Andrews and Morris met a few years ago when Andrews worked at the conservation-oriented Dry Cottonwood Ranch and Morris worked for Fish, Wildlife and Parks. Morris and his wife, Wendy, a Missoula doctor and the ranch's other partner, both have experience working cattle. Andrews has wrangled at big recreation operations around Montana, including the Sun Ranch. Andrews and Morris held big dreams of becoming ranchers, but neither had the money to invest in land. Their agreement with Rieling at the Sapphire Ranch avoids that issue by trading labor for smaller lease payments. Morris and Andrews see it as their only way into ranching, but also as a good example for how other would-be ranchers can do the same.

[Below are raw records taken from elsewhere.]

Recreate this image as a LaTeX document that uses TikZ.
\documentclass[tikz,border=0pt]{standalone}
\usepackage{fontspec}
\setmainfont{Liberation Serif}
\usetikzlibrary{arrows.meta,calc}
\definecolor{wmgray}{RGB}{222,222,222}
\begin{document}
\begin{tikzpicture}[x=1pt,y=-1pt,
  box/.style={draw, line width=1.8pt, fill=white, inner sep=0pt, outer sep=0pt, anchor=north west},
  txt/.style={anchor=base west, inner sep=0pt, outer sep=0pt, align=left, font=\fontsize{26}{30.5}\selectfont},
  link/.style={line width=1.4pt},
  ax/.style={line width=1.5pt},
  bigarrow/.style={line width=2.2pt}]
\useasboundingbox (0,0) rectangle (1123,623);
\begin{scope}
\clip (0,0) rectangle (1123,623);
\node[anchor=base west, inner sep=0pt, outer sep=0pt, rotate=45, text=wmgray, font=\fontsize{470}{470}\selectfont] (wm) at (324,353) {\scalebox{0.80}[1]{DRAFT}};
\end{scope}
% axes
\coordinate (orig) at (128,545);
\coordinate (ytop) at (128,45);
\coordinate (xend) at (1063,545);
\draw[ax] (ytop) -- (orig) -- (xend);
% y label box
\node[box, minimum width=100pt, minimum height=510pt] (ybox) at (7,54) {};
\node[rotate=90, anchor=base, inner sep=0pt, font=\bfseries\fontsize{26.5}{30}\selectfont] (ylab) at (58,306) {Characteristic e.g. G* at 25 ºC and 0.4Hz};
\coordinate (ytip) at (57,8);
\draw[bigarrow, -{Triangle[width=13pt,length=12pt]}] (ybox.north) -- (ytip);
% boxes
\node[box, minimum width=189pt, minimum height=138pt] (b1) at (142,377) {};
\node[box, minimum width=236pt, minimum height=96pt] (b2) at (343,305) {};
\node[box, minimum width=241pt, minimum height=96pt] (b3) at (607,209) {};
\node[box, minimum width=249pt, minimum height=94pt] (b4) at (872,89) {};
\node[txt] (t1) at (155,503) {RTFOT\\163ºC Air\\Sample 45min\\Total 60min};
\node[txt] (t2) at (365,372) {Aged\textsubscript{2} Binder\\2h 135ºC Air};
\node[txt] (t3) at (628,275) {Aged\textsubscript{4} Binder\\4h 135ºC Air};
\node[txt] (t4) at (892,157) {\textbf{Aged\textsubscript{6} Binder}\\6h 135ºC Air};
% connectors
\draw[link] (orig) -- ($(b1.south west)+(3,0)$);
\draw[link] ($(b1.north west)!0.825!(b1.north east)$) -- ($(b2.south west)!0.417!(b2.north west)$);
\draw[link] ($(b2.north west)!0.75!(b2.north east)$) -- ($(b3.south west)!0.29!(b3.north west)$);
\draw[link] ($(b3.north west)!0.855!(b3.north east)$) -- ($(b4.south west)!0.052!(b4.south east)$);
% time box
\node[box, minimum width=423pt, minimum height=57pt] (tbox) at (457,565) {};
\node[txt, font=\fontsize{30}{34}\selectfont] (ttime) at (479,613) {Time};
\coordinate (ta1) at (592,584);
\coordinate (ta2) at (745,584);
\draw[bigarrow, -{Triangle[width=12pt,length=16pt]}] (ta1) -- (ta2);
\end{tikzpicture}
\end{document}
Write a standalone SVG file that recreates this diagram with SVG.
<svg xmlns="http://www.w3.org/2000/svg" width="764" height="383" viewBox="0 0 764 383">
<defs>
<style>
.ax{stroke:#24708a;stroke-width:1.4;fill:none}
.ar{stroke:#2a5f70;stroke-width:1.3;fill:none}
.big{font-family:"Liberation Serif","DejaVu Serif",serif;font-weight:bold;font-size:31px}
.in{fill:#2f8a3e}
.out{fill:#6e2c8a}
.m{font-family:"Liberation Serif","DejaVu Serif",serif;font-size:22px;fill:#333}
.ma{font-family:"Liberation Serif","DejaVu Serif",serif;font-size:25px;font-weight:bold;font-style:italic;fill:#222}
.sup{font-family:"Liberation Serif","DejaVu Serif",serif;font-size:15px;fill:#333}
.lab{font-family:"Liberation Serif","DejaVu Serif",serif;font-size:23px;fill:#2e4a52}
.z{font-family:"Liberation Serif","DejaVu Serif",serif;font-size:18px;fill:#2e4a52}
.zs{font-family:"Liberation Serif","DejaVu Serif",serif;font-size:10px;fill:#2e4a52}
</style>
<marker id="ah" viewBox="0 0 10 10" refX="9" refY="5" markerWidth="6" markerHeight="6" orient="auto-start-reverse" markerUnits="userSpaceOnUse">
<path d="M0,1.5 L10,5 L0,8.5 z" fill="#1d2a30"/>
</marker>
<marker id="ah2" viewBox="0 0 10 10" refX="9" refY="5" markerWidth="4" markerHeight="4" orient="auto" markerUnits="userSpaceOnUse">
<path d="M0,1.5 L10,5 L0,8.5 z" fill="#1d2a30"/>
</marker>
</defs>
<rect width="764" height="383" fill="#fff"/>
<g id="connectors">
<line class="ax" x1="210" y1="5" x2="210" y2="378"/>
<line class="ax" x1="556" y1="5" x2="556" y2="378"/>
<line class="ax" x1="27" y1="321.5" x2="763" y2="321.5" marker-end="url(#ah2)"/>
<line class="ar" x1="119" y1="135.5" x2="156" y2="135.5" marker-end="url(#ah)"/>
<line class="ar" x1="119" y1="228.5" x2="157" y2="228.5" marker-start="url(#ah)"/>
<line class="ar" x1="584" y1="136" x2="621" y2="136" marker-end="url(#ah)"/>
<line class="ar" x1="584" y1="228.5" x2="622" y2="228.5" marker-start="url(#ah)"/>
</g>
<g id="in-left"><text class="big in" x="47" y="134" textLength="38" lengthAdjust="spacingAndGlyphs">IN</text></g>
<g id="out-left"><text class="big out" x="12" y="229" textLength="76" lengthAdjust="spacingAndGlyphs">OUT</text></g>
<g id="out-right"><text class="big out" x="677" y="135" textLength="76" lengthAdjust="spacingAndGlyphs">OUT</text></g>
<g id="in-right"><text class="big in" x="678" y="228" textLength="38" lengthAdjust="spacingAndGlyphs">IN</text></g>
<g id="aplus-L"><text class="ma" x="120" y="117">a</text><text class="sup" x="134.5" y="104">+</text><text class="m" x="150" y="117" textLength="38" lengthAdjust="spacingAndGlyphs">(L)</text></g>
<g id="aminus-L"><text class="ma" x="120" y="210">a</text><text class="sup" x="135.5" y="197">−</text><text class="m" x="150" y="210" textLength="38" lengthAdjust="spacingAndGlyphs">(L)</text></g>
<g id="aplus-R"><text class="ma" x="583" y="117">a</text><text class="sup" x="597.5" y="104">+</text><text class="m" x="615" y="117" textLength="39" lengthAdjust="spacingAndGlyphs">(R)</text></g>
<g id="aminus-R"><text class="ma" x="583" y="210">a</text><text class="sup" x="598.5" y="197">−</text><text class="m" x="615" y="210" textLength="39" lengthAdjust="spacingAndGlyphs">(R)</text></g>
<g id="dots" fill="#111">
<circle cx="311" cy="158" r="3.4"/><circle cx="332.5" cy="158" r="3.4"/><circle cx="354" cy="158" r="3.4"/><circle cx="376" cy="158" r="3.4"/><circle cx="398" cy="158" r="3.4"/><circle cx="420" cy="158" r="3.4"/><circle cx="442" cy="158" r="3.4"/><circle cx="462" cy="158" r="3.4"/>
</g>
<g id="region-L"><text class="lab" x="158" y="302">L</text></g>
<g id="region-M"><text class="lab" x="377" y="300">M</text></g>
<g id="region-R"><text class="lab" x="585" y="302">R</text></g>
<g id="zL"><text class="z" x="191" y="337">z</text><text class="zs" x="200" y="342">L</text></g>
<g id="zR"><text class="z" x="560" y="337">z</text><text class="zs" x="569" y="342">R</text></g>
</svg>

"It's a cool model where you have a symbiotic relationship between people who want to make their living from the land in a sustainable way and someone who owns a piece of property, but who may not want to be completely hands-on and micromanage every aspect of it," Andrews says. "This is a really good opportunity to figure out if things like this work without some of the crutches I've been lucky enough to have in past ranches. I think if we can pull it off, it's a really cool thing because it gives a lot of hope, to me anyway, as a young person who wants to be involved in this life but wants to do it on my own terms."

Other partners include the Clark Fork River Coalition and the neighboring MPG Ranch, which has already promised to share its interns with the Sapphire Ranch. "I hate seeing deer and elk torn up on fences," says Joshua Lisbon, the MPG Ranch education and community outreach manager. "It's awesome to have some people on the other side of the fence who care about wildlife. It's exciting to have a good neighbor who shares an interest in conservation."

Tearing down fences is just the beginning. This summer, students from Ecology Project International will work on land management projects. The ranchers are also hitting up UM's forestry college and hope to create a relationship with arts and writing students on campus who might be interested in creating art inspired by the site.

"The difficult thing and the wonderful thing about this place is that there's nothing out here," Andrews says, pointing out that there's room for all kinds of possibilities.

"I've never been so broke or so happy," he adds.